Da quand'è che la nostra principale occupazione è vendere sui social merci assortite, la più importante delle quali siamo noi stessi? Perché c'illudiamo che il nostro penzierino sul tema del giorno sia davvero rilevante per qualcuno? Quando è cominciata la fiera della vanità dei nuovi esibizionismi? Tra narcisismi quotidiani, paradossi e varie mitomanie, un esilarante viaggio nelle gallerie di specchi dell'egocentrismo contemporaneo, per cui la vera tragedia è non essere instagrammabile.
È un lavoro di precisione, il commercio del sé. Devi sapere cosa mettere in vetrina e cosa tenere nel retrobottega, quali difetti della merce occultare e quali ostentare. E che l'economia del sé non conosce tutele sindacali, rotture di stock, indisponibilità.

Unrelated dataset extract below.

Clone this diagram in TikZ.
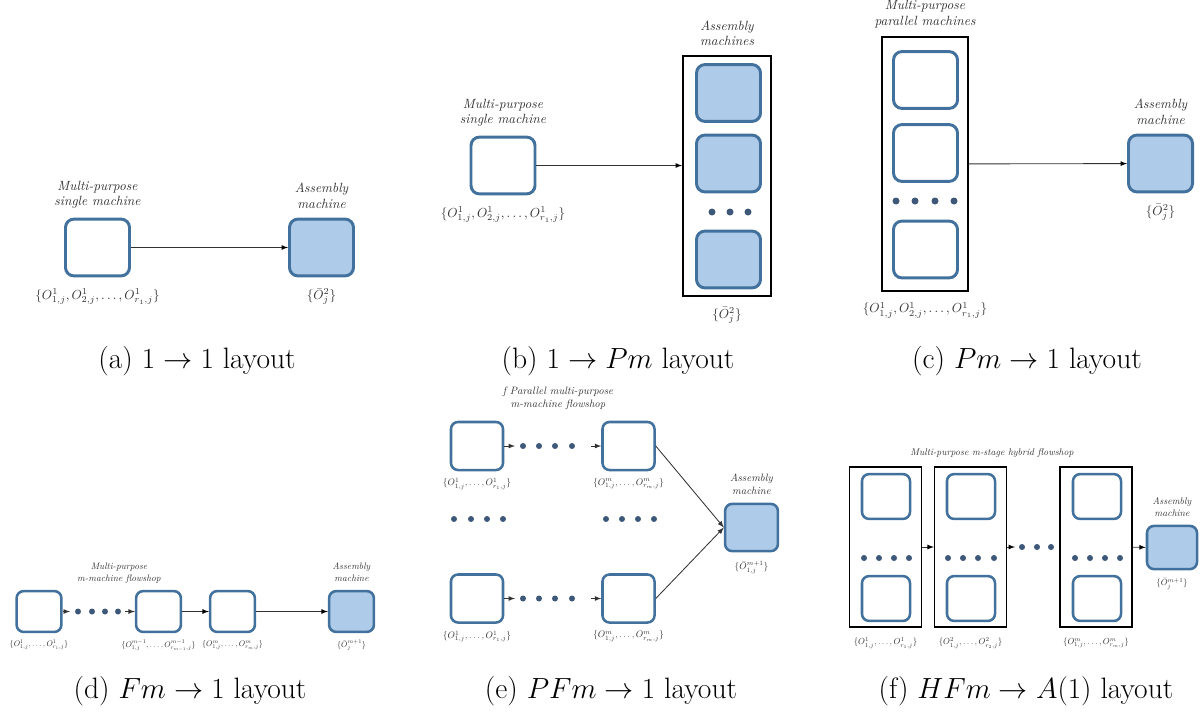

C'era una volta la vita privata: era il luogo in cui ti provavi vestiti e ti accoppiavi, ti lamentavi del capufficio e violavi gli arresti domiciliari, cucinavi e sanguinavi. Poi sono arrivati i telefoni con incorporato un obiettivo fotografico. «Il bello di questo secolo è che, quando pensi che il senso del pudore sia azzerato, esso ti sorprende scendendo sotto lo zero». L'esibizionismo è diventato non solo normalità, ma diritto; non solo diritto tuo a esporti, ma dovere degli altri di trovarti interessante. La nostra «presa della Bastiglia è la presa della visibilità da parte dei mediocri. L'unico eccezionalismo che tolleriamo è l'eccezionalismo di massa». Nella sua nuova indagine sulle follie contemporanee, Guia Soncini individua alcuni punti chiave di questa religione ombelicale, a cominciare dal momento in cui Chiara Ferragni ha inventato l'economia del sé e risalendo fino a Monica Lewinsky, il cui principale errore fu essere in anticipo su un tempo in cui pretendere attenzione è diritto, dovere, norma e pratica comune. Tra le ingenuità della militanza su internet e l'esibizionismo bipartisan che annulla ogni differenza anche in politica, da Calenda a Salvini, un viaggio nella livella social che rende uguali il calciatore e l'intellettuale, la influencer e la deputata, dove «la merce siamo noi, nessuno si senta escluso». Cercando una risposta alle domande che ci assillano quando siamo merce e vetrina, venditori e prodotti, illusionisti e oltranzisti della trasparenza. Certo che potremmo sottrarci al salire sul palcoscenico, ma tutti hanno una telecamera in tasca, e «se comunque finisce che mi fotografate di soppiatto voi, tanto vale pubblichi la mia vita io».